FLAŞ HABER:
Ana Sayfa Gündem 23 Kasım 2021 246 Görüntüleme

Savunma Ekonomisi

Bugün sizlere hem bireysel hem de toplumsal olarak zaruri ihtiyaç listemizde ilk üç içerisinde bulunan savunma ihtiyacından ve bunun ekonomiye etkisinden bahsedeceğim. İlk üç de diyorum çünkü listemizin diğer iki şıkkı da insan hayatını ikame ettirme konusunda oldukça belirleyici olan belenme ve barınmadır. İnsanların yerleşik hayata geçmesiyle birlikte ilk iki seçeneğe ulaşmak kolaylaşmış olsa da savunma ihtiyacı,sınır güvenliği ihtiyacının artması ve hızla gelişen teknoloji ile birlikte oldukça yüksek maliyetleri beraberinde getirmektedir. İşin sonunda insan hayatı ve devlet güvenliği söz konusu olduğu için bu maliyetlerden kaçınmak ya da tasarruf etmek oldukça zor. Özellikle stratejik olarak öneme sahip coğrafyalarda bu maliyetler oldukça artmakta. Bu yüzden kamu gelirlerinin ciddi bir bölümü savunma gereksinimlerine ayrılıyor. Savunma ekonomisinin büyüklüğü ülkeden ülkeye büyük farklılıklar göstermesine karşın, küresel olarak sadece hükümetlerin yıllık savunma harcamalarının dünya GSYH’na oranı ortalama olarak %2,5’i aşmaktadır.

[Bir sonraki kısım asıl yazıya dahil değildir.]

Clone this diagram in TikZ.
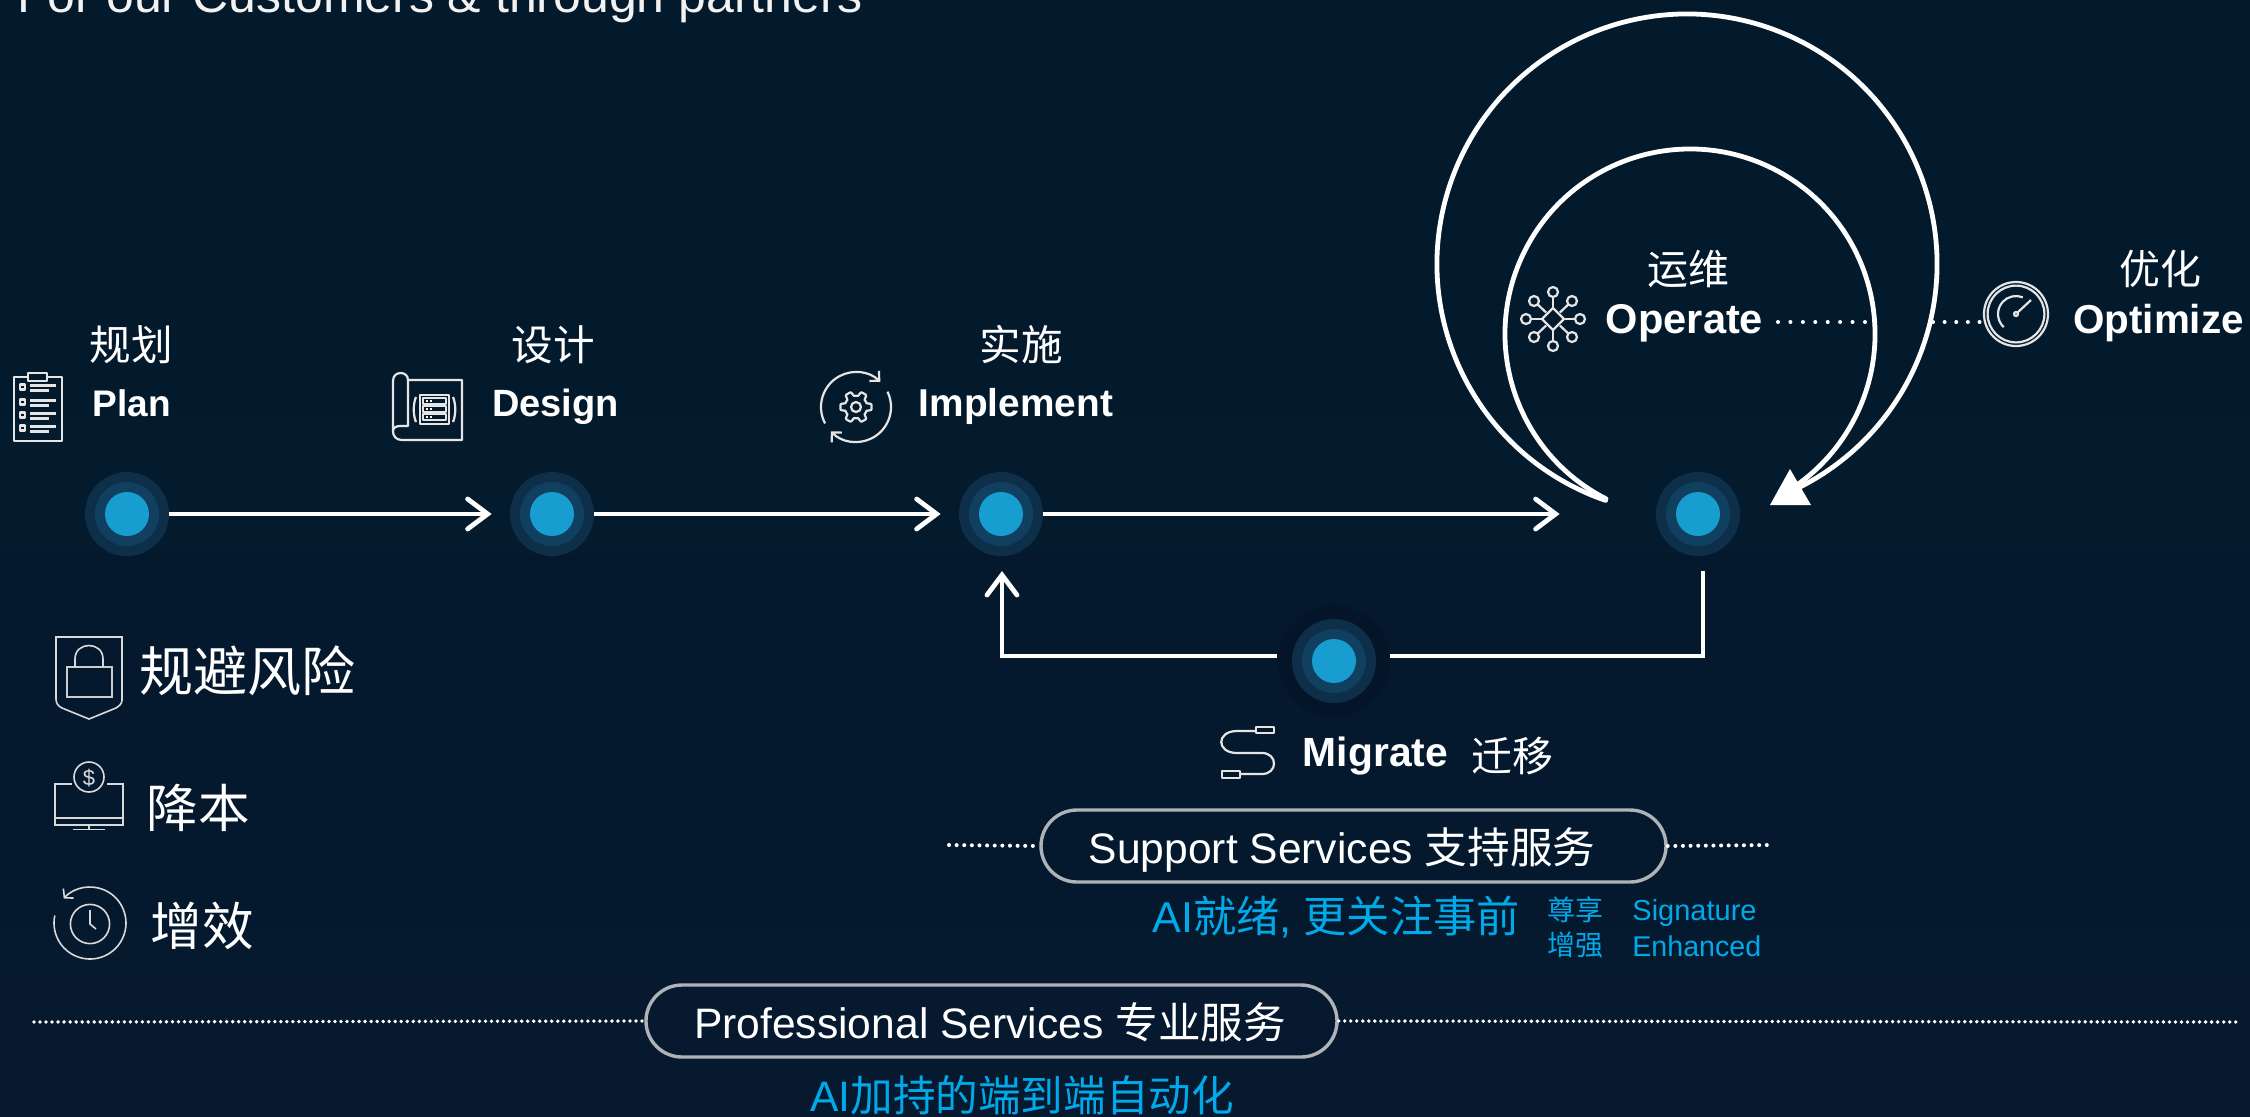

Anadolu coğrafyası bu açıdan ayrı bir öneme sahip çünkü yüzyıllardır çeşitli güç mücadelelerine sahip olmuş. Bu güç mücadelelerinin sebebi hepimizin bildiği üzere Anadolu coğrafyasının dünyanın en verimli topraklara sahip olması ve tarih boyunca kültürlerin başkenti konumunda olması. Bunlara ek olarak civar ülkelerin sahip olduğu kaynaklar ve dolayısıyla bu kaynaklara sahip olmak için her yola başvuran sömürgeci ülkeler de Anadolu coğrafyasının güvenlik maliyetini oldukça arttırıyor. Ayrıca komşu ülkelerin yaşadıkları iç savaşlar ve siyasi istikrarsızlıkların bölgenin terör yuvası haline gelmesinde çok büyük etkisi oldu. Bu sebeplerle Türkiye ekonomisi oldukça büyük savunma maliyetleri ödemek zorunda kalan ülkeler arasında ilk sıralarda yer alıyor ve vatandaş olarak bizlerde bu maliyetleri cebimizde hissediyoruz.
Türkiye, dışa bağımlılığı azaltmak ve savunma maliyetlerini düşürmek adına son yıllarda oldukça önemli adımlar atmış olsa da içinde bulunduğu durumlar sebebiyle savunma maliyetlerini azaltabilmiş değil. 2020 yılında 53,9 milyar TL olan Millî Savunma Bakanlığı Bütçesi 2021 yılında %14’lük artışla 61,5 milyar TL olarak belirlendi. Ancak Türkiye ayırdığı bu çok ciddi bütçeyle bile liste de ilk 10 arasında yer alamıyor. Bunun sebebi ise her masada olmak isteyen ve bir çok coğrafyanın kaynaklarında gözü olan ABD, İngiltere ve Çin gibi devletler.Öte yandan, savunma ekonomisi ile ilgili üretim süreçleri mal ve hizmetlerin üretimine ilişkin bilgi olarak tanımlanan teknolojik gelişmelerden etkilendiği gibi, teknolojik gelişmeye önemli katkılar sağladığı için çok kıymetli. Örneğin İHA ve SİHA konusunda kaydedilen yol sayesinde Türkiye bu alanda kendi ihtiyacını karşılamanın ötesinde ürettiği teknolojiyi dışarıya satacak duruma geldi. Aynı zamanda üretim sırasında kullanılan ve ortaya yeni çıkan teknolojiler başka sektörlerin de gelişmesine katkı sağlaması bakımından çok kıymetli.Bu gibi atılımların gerçekleşmesinin yanında, jeopolitik risklerin azalması ve hiçbir Türk vatandaşının zarar görmemesi en büyük temennimiz.